CERT Polska said that this campaign has targeted specific professional groups and regions, including court experts and translators, using fraudulent emails spoofing official Gmail administrator communications sent from compromised accounts. The emails typically claim that suspicious activity, unauthorised login attempts or violations of service terms have occurred and urge targets to click links to phishing pages designed to harvest credentials.

Potential impact: High-profile political and public figures (and their families) in Brazil make attractive targets for a variety of threat actors and such actors are now able to create tailored and sophisticated campaigns using AI tooling. Individuals should avoid clicking on unsolicited links and organizations should conduct proactive credential monitoring and domain alerting.

Focus on: Cyber attacks on emergency alert systems

There have been a number of instances of cyber attacks against emergency alert systems in recent years, including those conducted by cyber hacktivists for apparent ideological reasons as well as those by ransomware actors motivated by potential financial gain. 

In late 2025, the OnSolve CodeRED emergency alert platform, used by over 10,000 US municipalities to send severe weather warnings and public safety notifications, was targeted by ransomware actors and temporarily rendered inaccessible. In another 2025 incident, unknown hackers commandeered US radio transmission equipment in Virginia and Texas, broadcasting obscene messages and fake emergency alerts to unsuspecting radio station listeners.

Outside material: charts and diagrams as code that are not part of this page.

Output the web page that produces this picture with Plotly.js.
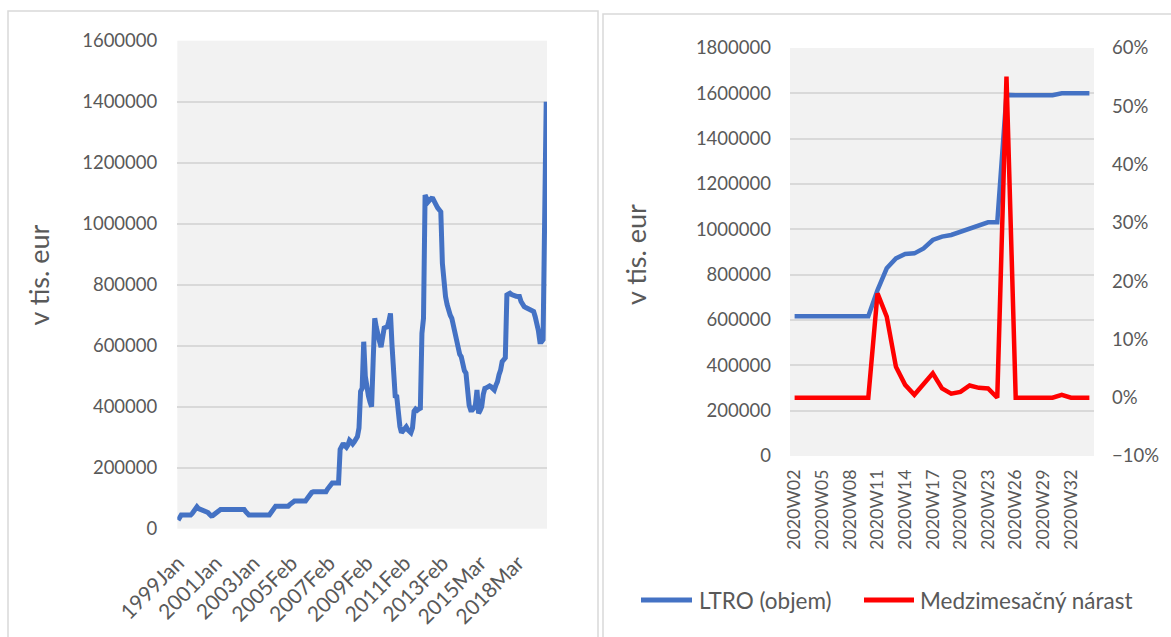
<!DOCTYPE html>
<html>
<head>
<meta charset="utf-8">
<script src="https://cdn.plot.ly/plotly-3.0.1.min.js"></script>
<style>html,body{margin:0;padding:0;background:#fff;}#chart{width:1171px;height:637px;}</style>
</head>
<body>
<div id="chart"></div>
<script>
// ---------- Left chart: LTRO, monthly (v tis. eur) ----------
const leftTickLabels = ["1999Jan","2001Jan","2003Jan","2005Feb","2007Feb","2009Feb","2011Feb","2013Feb","2015Mar","2018Mar"];
const leftTickIndex = [0, 24, 48, 72, 96, 120, 144, 168, 192, 216];
const leftValues = [
  28000, 42000, 45000, 45000, 45000, 45000, 45000, 45000, 45000,
  50000, 60000, 70000, 72000,
  66000, 64000, 62000, 61000, 60000, 59000,
  53000, 47000, 42000, 43000, 48000, 53000, 58000, 61000,
  63000, 63000, 63000, 63000, 63000, 63000, 63000, 63000, 63000, 63000, 63000, 63000, 63000, 63000, 63000, 63000,
  56000, 49000,
  45000, 45000, 45000, 45000, 45000, 45000, 45000, 45000, 45000, 45000, 45000, 45000, 45000, 45000,
  52000, 62000, 70000,
  74000, 74000, 74000, 74000, 74000, 74000, 74000, 74000, 74000,
  79000, 84000, 88000,
  91000, 91000, 91000, 91000, 91000, 91000, 91000, 91000,
  98000, 106000, 113000, 119000,
  121000, 121000, 121000, 121000, 121000, 121000, 121000, 121000, 121000,
  130000, 138000, 145000,
  150000, 150000, 150000, 150000, 150000,
  260000, 272000, 280000, 272000, 267000, 275000, 290000, 285000, 278000, 285000,
  295000, 302000, 330000, 450000, 460000, 613000, 500000, 455000, 435000, 415000,
  400000, 550000, 690000, 660000, 630000, 615000, 595000, 640000, 658000, 660000,
  662000, 680000, 706000, 600000, 500000, 435000, 433000, 360000, 335000, 315000,
  320000, 330000, 334000, 325000, 320000, 315000, 330000, 385000, 392000, 388000,
  392000, 395000, 640000, 690000, 1094000, 1080000, 1072000, 1078000, 1083000, 1082000,
  1075000, 1062000, 1052000, 1045000, 1039000, 870000, 790000, 761000, 735000, 712000,
  700000, 690000, 665000, 640000, 612000, 585000, 572000, 564000, 531000, 518000,
  510000, 450000, 405000, 389000, 389000, 395000, 406000, 455000, 378000, 388000,
  400000, 440000, 460000, 462000, 465000, 468000, 465000, 460000, 455000, 470000,
  482000, 505000, 520000, 548000, 555000, 560000, 766000, 770000, 772000, 768000,
  765000, 763000, 762000, 761000, 761000, 745000, 735000, 728000, 725000, 723000,
  722000, 720000, 718000, 712000, 695000, 675000, 650000, 613000, 613000, 620000,
  975000, 1400000
];

// ---------- Right chart: 2020 weekly ----------
const weeks = ["2020W02","2020W03","2020W04","2020W05","2020W06","2020W07","2020W08","2020W09","2020W10","2020W11",
               "2020W12","2020W13","2020W14","2020W15","2020W16","2020W17","2020W18","2020W19","2020W20","2020W21",
               "2020W22","2020W23","2020W24","2020W25","2020W26","2020W27","2020W28","2020W29","2020W30","2020W31",
               "2020W32","2020W33","2020W34"];
const weekTickLabels = ["2020W02","2020W05","2020W08","2020W11","2020W14","2020W17","2020W20","2020W23","2020W26","2020W29","2020W32"];
const ltroWeekly = [617000, 617000, 617000, 617000, 617000, 617000, 617000, 617000, 617000, 732000,
                    828000, 872000, 891000, 894000, 916000, 953000, 968000, 975000, 988000, 1004000,
                    1019000, 1031000, 1031000, 1593000, 1592000, 1592000, 1592000, 1592000, 1592000, 1600000,
                    1600000, 1600000, 1600000];
const growthWeekly = [0, 0, 0, 0, 0, 0, -0.001, 0, 0, 0.179,
                      0.139, 0.053, 0.022, 0.005, 0.023, 0.042, 0.016, 0.007, 0.010, 0.021,
                      0.017, 0.016, 0.000, 0.551, 0, 0, 0, 0, 0, 0.005,
                      0, 0, 0];
const seriesNames = ["LTRO (objem)", "Medzimesačný nárast"];
const yTitle = "v tis. eur";

const W = 1171, H = 637;
const px = v => v / W;
const py = v => (H - v) / H;
const TXT = '#595959';
const FONT = 'Lato, "Open Sans", sans-serif';
const BLUE = '#4472C4', RED = '#FF0000';

const traces = [
  { x: leftValues.map((_, i) => i), y: leftValues, type: 'scatter', mode: 'lines',
    line: { color: BLUE, width: 5 }, xaxis: 'x', yaxis: 'y', showlegend: false, name: seriesNames[0] },
  { x: weeks, y: ltroWeekly, type: 'scatter', mode: 'lines', name: seriesNames[0],
    line: { color: BLUE, width: 4.5 }, xaxis: 'x2', yaxis: 'y2', showlegend: false },
  { x: weeks, y: growthWeekly, type: 'scatter', mode: 'lines', name: seriesNames[1],
    line: { color: RED, width: 4.5 }, xaxis: 'x2', yaxis: 'y3', showlegend: false }
];

const tickFont = { family: FONT, size: 18.5, color: TXT };
const gridC = '#d9d9d9';

const layout = {
  width: W, height: H,
  margin: { l: 0, r: 0, t: 0, b: 0 },
  paper_bgcolor: '#ffffff',
  plot_bgcolor: '#f2f2f2',
  showlegend: false,
  xaxis: {
    domain: [px(177.3), px(547)], range: [-0.5, leftValues.length - 0.5],
    tickvals: leftTickIndex, ticktext: leftTickLabels, tickangle: -45,
    showgrid: false, zeroline: false, showline: false, ticks: '',
    tickfont: { family: FONT, size: 21, color: TXT }, anchor: 'y', ticklabelstandoff: 17
  },
  yaxis: {
    domain: [py(528.7), py(40.7)], range: [0, 1600000], dtick: 200000,
    tickformat: 'd', showgrid: true, gridcolor: gridC, gridwidth: 1.7,
    zeroline: false, showline: false, ticks: '', tickfont: tickFont,
    ticklabelstandoff: 19, anchor: 'x'
  },
  xaxis2: {
    domain: [px(790), px(1094)], type: 'category', categoryarray: weeks,
    tickvals: weekTickLabels, ticktext: weekTickLabels, tickangle: -90,
    range: [-0.5, weeks.length - 0.5],
    showgrid: false, zeroline: false, showline: false, ticks: '',
    tickfont: { family: FONT, size: 17.8, color: TXT }, anchor: 'y2', ticklabelstandoff: 9
  },
  yaxis2: {
    domain: [py(456), py(48)], range: [0, 1800000], dtick: 200000,
    tickformat: 'd', showgrid: true, gridcolor: gridC, gridwidth: 1.7,
    zeroline: false, showline: false, ticks: '', tickfont: tickFont,
    ticklabelstandoff: 18, anchor: 'x2'
  },
  yaxis3: {
    domain: [py(456), py(48)], range: [-0.1, 0.6], dtick: 0.1, tickformat: '.0%',
    overlaying: 'y2', side: 'right', anchor: 'x2',
    showgrid: false, zeroline: false, showline: false, ticks: '', tickfont: tickFont,
    ticklabelstandoff: 17
  },
  shapes: [
    { type: 'rect', xref: 'paper', yref: 'paper', x0: px(8), x1: px(598), y0: -0.1, y1: py(11),
      line: { color: gridC, width: 1.5 }, fillcolor: 'rgba(0,0,0,0)', layer: 'below' },
    { type: 'rect', xref: 'paper', yref: 'paper', x0: px(603), x1: 1.1, y0: -0.1, y1: py(14),
      line: { color: gridC, width: 1.5 }, fillcolor: 'rgba(0,0,0,0)', layer: 'below' },
    { type: 'line', xref: 'paper', yref: 'paper', x0: px(641), x1: px(692), y0: py(600), y1: py(600),
      line: { color: BLUE, width: 5 } },
    { type: 'line', xref: 'paper', yref: 'paper', x0: px(864), x1: px(914), y0: py(600), y1: py(600),
      line: { color: RED, width: 5 } }
  ],
  annotations: [
    { xref: 'paper', yref: 'paper', x: px(38), y: py(275.5), xanchor: 'center', yanchor: 'middle',
      textangle: -90, text: yTitle, showarrow: false, font: { family: FONT, size: 27, color: TXT } },
    { xref: 'paper', yref: 'paper', x: px(635.5), y: py(254.5), xanchor: 'center', yanchor: 'middle',
      textangle: -90, text: yTitle, showarrow: false, font: { family: FONT, size: 27, color: TXT } },
    { xref: 'paper', yref: 'paper', x: px(697), y: py(600), xanchor: 'left', yanchor: 'middle',
      text: seriesNames[0], showarrow: false, font: { family: FONT, size: 22.5, color: TXT } },
    { xref: 'paper', yref: 'paper', x: px(918), y: py(600), xanchor: 'left', yanchor: 'middle',
      text: seriesNames[1], showarrow: false, font: { family: FONT, size: 22.5, color: TXT } }
  ]
};

Plotly.newPlot('chart', traces, layout, { staticPlot: true, displayModeBar: false });
</script>
</body>
</html>
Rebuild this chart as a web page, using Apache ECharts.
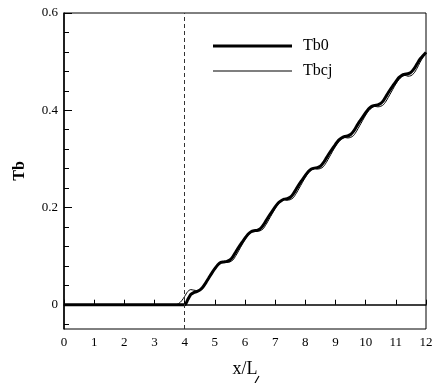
<!DOCTYPE html>
<html>
<head>
<meta charset="utf-8">
<script src="https://cdn.jsdelivr.net/npm/echarts@6/dist/echarts.min.js"></script>
<style>html,body{margin:0;padding:0;background:#fff}#c{width:439px;height:383px}</style>
</head>
<body>
<div id="c"></div>
<script>
// x/L values and Tb values
var xTb0 = [0, 4.0, 4.1, 4.2, 4.3, 4.4, 4.5, 4.6, 4.7, 4.8, 4.9,
  5.0, 5.1, 5.2, 5.3, 5.4, 5.5, 5.6, 5.7, 5.8, 5.9,
  6.0, 6.1, 6.2, 6.3, 6.4, 6.5, 6.6, 6.7, 6.8, 6.9,
  7.0, 7.1, 7.2, 7.3, 7.4, 7.5, 7.6, 7.7, 7.8, 7.9,
  8.0, 8.1, 8.2, 8.3, 8.4, 8.5, 8.6, 8.7, 8.8, 8.9,
  9.0, 9.1, 9.2, 9.3, 9.4, 9.5, 9.6, 9.7, 9.8, 9.9,
  10.0, 10.1, 10.2, 10.3, 10.4, 10.5, 10.6, 10.7, 10.8, 10.9,
  11.0, 11.1, 11.2, 11.3, 11.4, 11.5, 11.6, 11.7, 11.8, 11.9, 12.0];
var yTb0 = [0, 0.000, 0.010, 0.021, 0.025, 0.027, 0.030, 0.036, 0.045, 0.055, 0.065,
  0.074, 0.082, 0.087, 0.088, 0.089, 0.092, 0.099, 0.109, 0.119, 0.128,
  0.137, 0.145, 0.150, 0.152, 0.153, 0.156, 0.163, 0.173, 0.183, 0.192,
  0.201, 0.209, 0.214, 0.217, 0.218, 0.221, 0.228, 0.238, 0.248, 0.257,
  0.266, 0.274, 0.279, 0.281, 0.282, 0.285, 0.292, 0.302, 0.312, 0.321,
  0.330, 0.338, 0.343, 0.346, 0.347, 0.350, 0.357, 0.367, 0.377, 0.386,
  0.395, 0.403, 0.408, 0.410, 0.411, 0.414, 0.421, 0.431, 0.441, 0.450,
  0.459, 0.467, 0.472, 0.474, 0.475, 0.478, 0.485, 0.495, 0.505, 0.512, 0.519];
var xTbcj = [0, 3.7, 3.8, 3.9, 4.0, 4.1, 4.2, 4.3, 4.4, 4.5, 4.6, 4.7, 4.8, 4.9,
  5.0, 5.1, 5.2, 5.3, 5.4, 5.5, 5.6, 5.7, 5.8, 5.9,
  6.0, 6.1, 6.2, 6.3, 6.4, 6.5, 6.6, 6.7, 6.8, 6.9,
  7.0, 7.1, 7.2, 7.3, 7.4, 7.5, 7.6, 7.7, 7.8, 7.9,
  8.0, 8.1, 8.2, 8.3, 8.4, 8.5, 8.6, 8.7, 8.8, 8.9,
  9.0, 9.1, 9.2, 9.3, 9.4, 9.5, 9.6, 9.7, 9.8, 9.9,
  10.0, 10.1, 10.2, 10.3, 10.4, 10.5, 10.6, 10.7, 10.8, 10.9,
  11.0, 11.1, 11.2, 11.3, 11.4, 11.5, 11.6, 11.7, 11.8, 11.9, 12.0];
var yTbcj = [0, 0.000, 0.002, 0.008, 0.017, 0.027, 0.031, 0.030, 0.029, 0.031, 0.036, 0.044, 0.053, 0.063,
  0.072, 0.080, 0.086, 0.088, 0.087, 0.088, 0.092, 0.101, 0.112, 0.123,
  0.134, 0.143, 0.149, 0.152, 0.151, 0.152, 0.156, 0.165, 0.176, 0.187,
  0.198, 0.207, 0.213, 0.216, 0.215, 0.216, 0.220, 0.229, 0.240, 0.251,
  0.262, 0.271, 0.277, 0.280, 0.279, 0.280, 0.284, 0.293, 0.304, 0.315,
  0.326, 0.335, 0.341, 0.344, 0.343, 0.344, 0.348, 0.357, 0.368, 0.379,
  0.390, 0.399, 0.405, 0.408, 0.407, 0.408, 0.412, 0.421, 0.432, 0.443,
  0.454, 0.463, 0.469, 0.472, 0.470, 0.471, 0.476, 0.486, 0.498, 0.509, 0.518];
var yMajorTicks = [0, 0.2, 0.4, 0.6];
var yMinorTicks = [-0.04, 0.04, 0.08, 0.12, 0.16, 0.24, 0.28, 0.32, 0.36, 0.44, 0.48, 0.52, 0.56];
var xTicks = [0, 1, 2, 3, 4, 5, 6, 7, 8, 9, 10, 11, 12];
var refX = 4;

function pairs(xs, ys) { return xs.map(function (x, i) { return [x, ys[i]]; }); }
var FONT = 'Liberation Serif';
var chart = echarts.init(document.getElementById('c'), null, { renderer: 'canvas' });
var legendText = { fontFamily: FONT, fontSize: 16, color: '#000', padding: [0, 0, 0, 6] };
chart.setOption({
  animation: false,
  backgroundColor: '#fff',
  grid: { left: 64, right: 13, top: 13, bottom: 54, show: true, borderColor: '#000', borderWidth: 1, backgroundColor: 'transparent' },
  legend: [{
    left: 208, top: 33, itemWidth: 79, itemHeight: 3, icon: 'rect',
    textStyle: legendText, data: ['Tb0'], selectedMode: false
  }, {
    left: 208, top: 58, itemWidth: 79, itemHeight: 1, icon: 'rect',
    textStyle: legendText, data: ['Tbcj'], selectedMode: false
  }],
  xAxis: {
    type: 'value', min: 0, max: 12, interval: 1,
    name: 'x/L', nameLocation: 'middle', nameGap: 31,
    nameTextStyle: { fontFamily: FONT, fontSize: 18, color: '#000' },
    axisLine: { lineStyle: { color: '#000', width: 1.5 } },
    axisTick: { inside: true, length: 5, lineStyle: { color: '#000', width: 1 }, customValues: xTicks },
    axisLabel: { fontFamily: FONT, fontSize: 13, color: '#000', margin: 7, customValues: xTicks },
    splitLine: { show: false }
  },
  yAxis: [{
    type: 'value', min: -0.05, max: 0.6,
    name: 'Tb', nameLocation: 'middle', nameGap: 36, nameRotate: 90,
    nameTextStyle: { fontFamily: FONT, fontSize: 16, fontWeight: 'bold', color: '#000' },
    axisLine: { show: true, lineStyle: { color: '#000', width: 1.5 } },
    axisTick: { show: true, inside: true, length: 8, lineStyle: { color: '#000', width: 1 }, customValues: yMajorTicks },
    axisLabel: { fontFamily: FONT, fontSize: 13, color: '#000', margin: 6, customValues: yMajorTicks,
      formatter: function (v) { return String(v); } },
    splitLine: { show: false }
  }, {
    type: 'value', min: -0.05, max: 0.6, position: 'left', offset: 0,
    axisLine: { show: false },
    axisTick: { show: true, inside: true, length: 5, lineStyle: { color: '#000', width: 1 }, customValues: yMinorTicks },
    axisLabel: { show: false },
    splitLine: { show: false }
  }],
  series: [{
    name: 'Tb0', type: 'line', data: pairs(xTb0, yTb0), symbol: 'none', smooth: 0.25,
    lineStyle: { color: '#000', width: 3 }, itemStyle: { color: '#000' }, z: 3,
    markLine: {
      silent: true, symbol: 'none', label: { show: false },
      lineStyle: { color: '#333', width: 1, type: [4, 3] },
      data: [{ xAxis: refX }]
    }
  }, {
    name: 'Tbcj', type: 'line', data: pairs(xTbcj, yTbcj), symbol: 'none', smooth: 0.25,
    lineStyle: { color: '#000', width: 1 }, itemStyle: { color: '#000' }, z: 4
  }],
  graphic: [{
    type: 'line', shape: { x1: 259, y1: 376, x2: 255, y2: 383 },
    style: { stroke: '#000', lineWidth: 1.2 }
  }]
});
</script>
</body>
</html>
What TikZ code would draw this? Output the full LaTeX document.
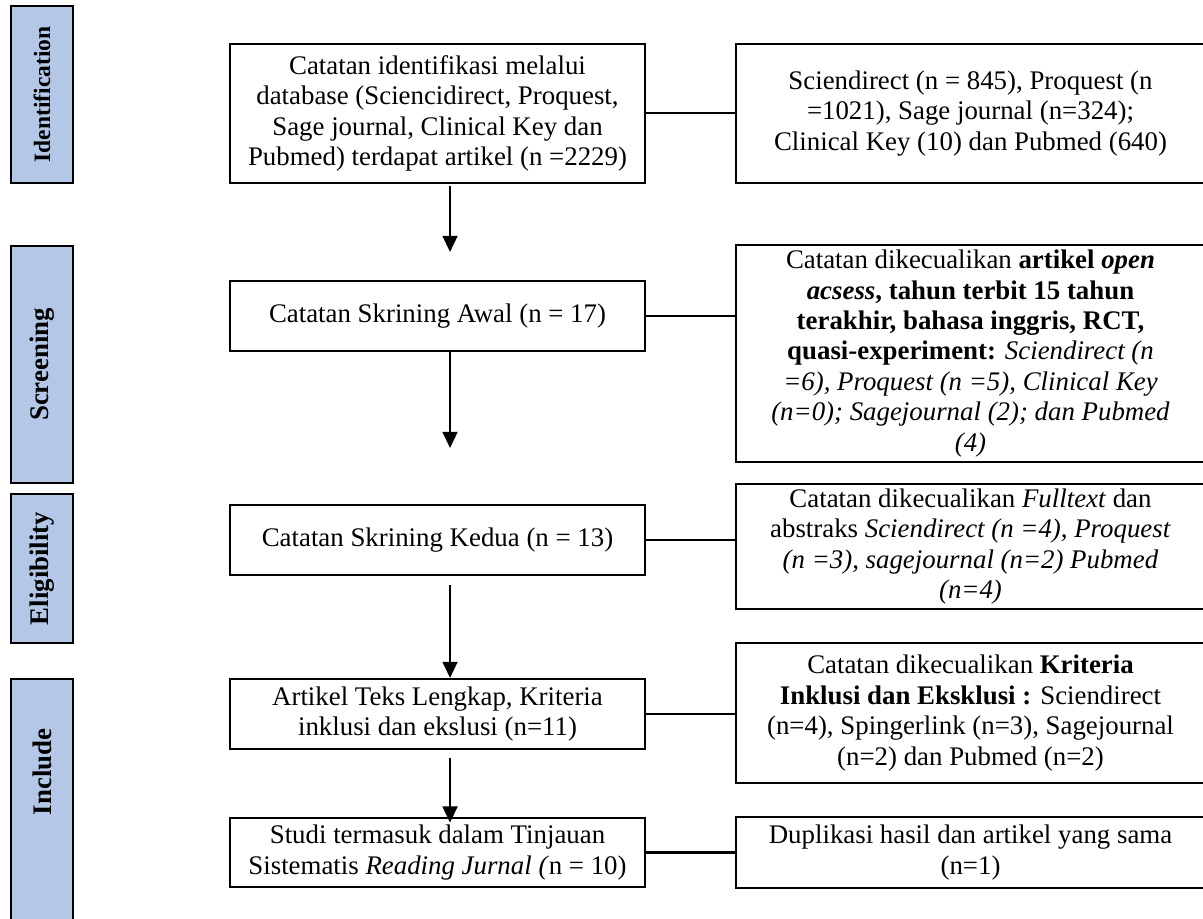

Security considerations: Public emergency alert systems are part of critical national infrastructure and are increasingly becoming attractive targets for threat actors. When done for ideological reasons and limited to defacement, the consequences can be limited to a mere nuisance, although loss of public confidence in such systems remains problematic. In the case of longer-term outages or serious disinformation, however, such incidents could prove catastrophic. It is critical for relevant agencies to prioritize layered security, continuous monitoring and proactive incident response planning.